Darius was born and raised in Cardiff. His grandparents arrived in Wales in 1950 as part of the Windrush generation and Darius remembers them as being fun-loving, friendly folk who always looked for the positives in life and the best in people. His parents were the same, and despite the relative hardship and inevitable racism they had to face as they themselves grew up, they never shied away from life and they were very active in their community, often helping others.
Darius found his sanctuary in books and sport. By the age of 15 he was already 6’4” and, of course, being a proud Welshman, spent many a Saturday afternoon throwing himself around wet and dirty rugby pitches. He was a good rugby player and may even have progressed to the national team if it wasn’t for his first love – boxing.
He joined his local boxing gym as a young teenager and took to it immediately. He wasn’t a flashy fighter, more of a technician. His advantage was not only his obvious height and reach but also his ability to translate the guidance his coaches gave him directly to his actions in the ring.
He turned professional at age 22, having first tasted a small glimpse of fame by representing Wales at the Olympics, and from there had had a reasonably successful career. Now, at the age of 35, he had retired from the ring and was at a turning point in his life.
He had an idea of what to do with his boxing earnings, but was worried he would do the wrong thing so sought our advice.
Reasons for seeking advice
Darius had been frugal with his money. He realised that he’d never be able to earn anything like it again so had managed to keep hold of most of it. He had bought a house for himself and his family and beyond this still had about £5 million in the bank.
He had an idea of what to do with his boxing earnings but was worried he would do the wrong thing so sought our advice. First off, he wanted to make sure he and his family had enough to live on for the rest of their lives. His wife, Janelle, was a primary school teacher. She enjoyed her job and intended to keep teaching for a long time.
Darius had no real desire to get a paying job himself. He dedicated much of his time to parenting duties, but beyond this, he loved history and literature. Maybe he will write a book someday. Beyond his studies and his family, Darius’s other big passion was to help others, particularly through sport. He had remained active at his local boxing club, and everyone seemed to unofficially assume he would take over from the current head coach in a year or two.
He was keen to do so, but far beyond merely coaching some of the kids. The gym had seen better days and he would love to get it rebuilt. He had visions of it becoming a true community hub, with kids from all backgrounds coming along. It could be a weapon to fight the growing drug problem, make it appealing for girls to join, use it as a building block for greater racial integration, and as a centre for wider activities. But could he afford to do all of these things?
How we helped
After a number of deep and detailed conversations with Darius and Janelle about their circumstances and what they wanted to achieve, we helped segment their goals between those of themselves as a family, and those related to their charitable aims.
Our detailed analysis and cashflow planning mapped out their projected financial futures, accounting for relevant aspects such as the teachers’ pension Janelle would one day receive, and putting money aside to help their children in the future.

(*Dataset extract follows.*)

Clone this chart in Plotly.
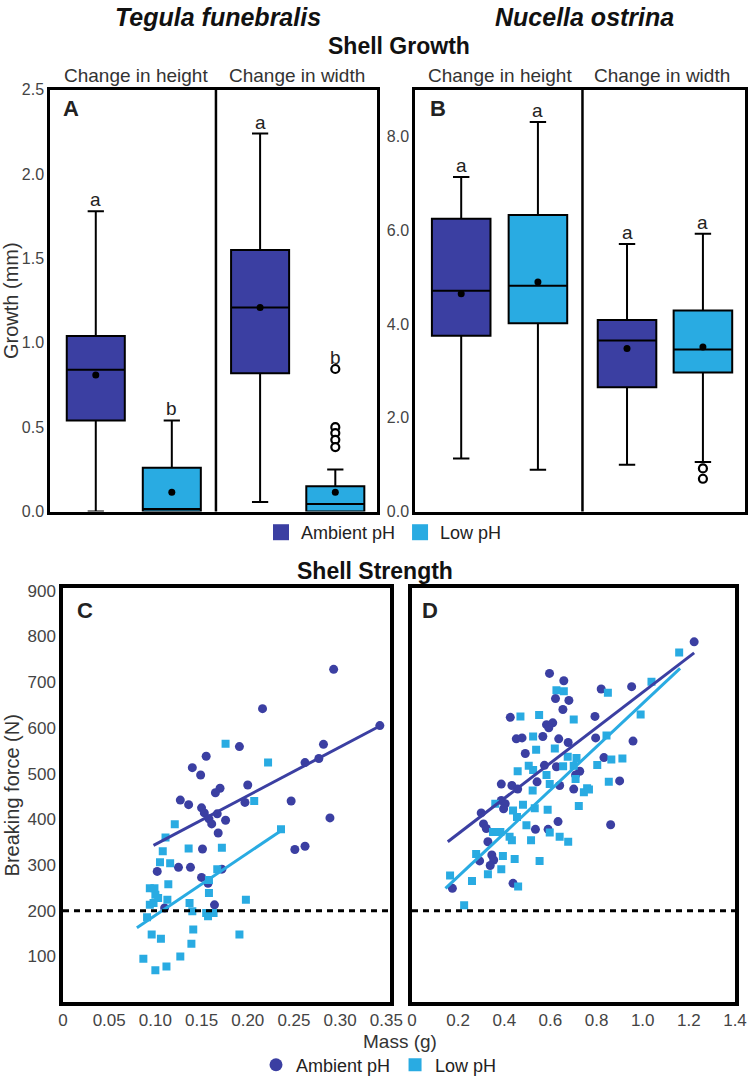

We also allowed for Darius never needing to work again, and built in enough money to cope with more expensive things such as holidays and updating their car. We were able to determine how much of the £5 million they should keep for themselves, and how much they could give away.
We structured their own money in a series of tax-efficient investments, ethically invested, which were matched to their risk profiles and timescales, allowing for some money to be held back to cover short-term needs, with a large portion of it being invested for the long term from which Darius would be paid out a regular “income” for the rest of his life.
We invested some of the money in their children’s names. Some of the underlying investments were in companies and organisations that shared similar aspirations to Darius.
What he really liked
With the large chunk of money set aside for charitable use, we put Darius on to someone who helped him and Janelle set up the Gayle Trust with them as trustees. They applied £400,000 towards building a new sports complex, and alongside a government grant and other charitable donations, Darius helped oversee the build. Within 18 months it was put to good use, with the Gayle Foundation being used to support its long-term upkeep.
Darius did indeed take over running the whole thing on a voluntary basis, which eventually earned him an MBE. Along the way, he built a strong, integrated local community. Eventually, he found time to write that book: The History of West Indian Boxing.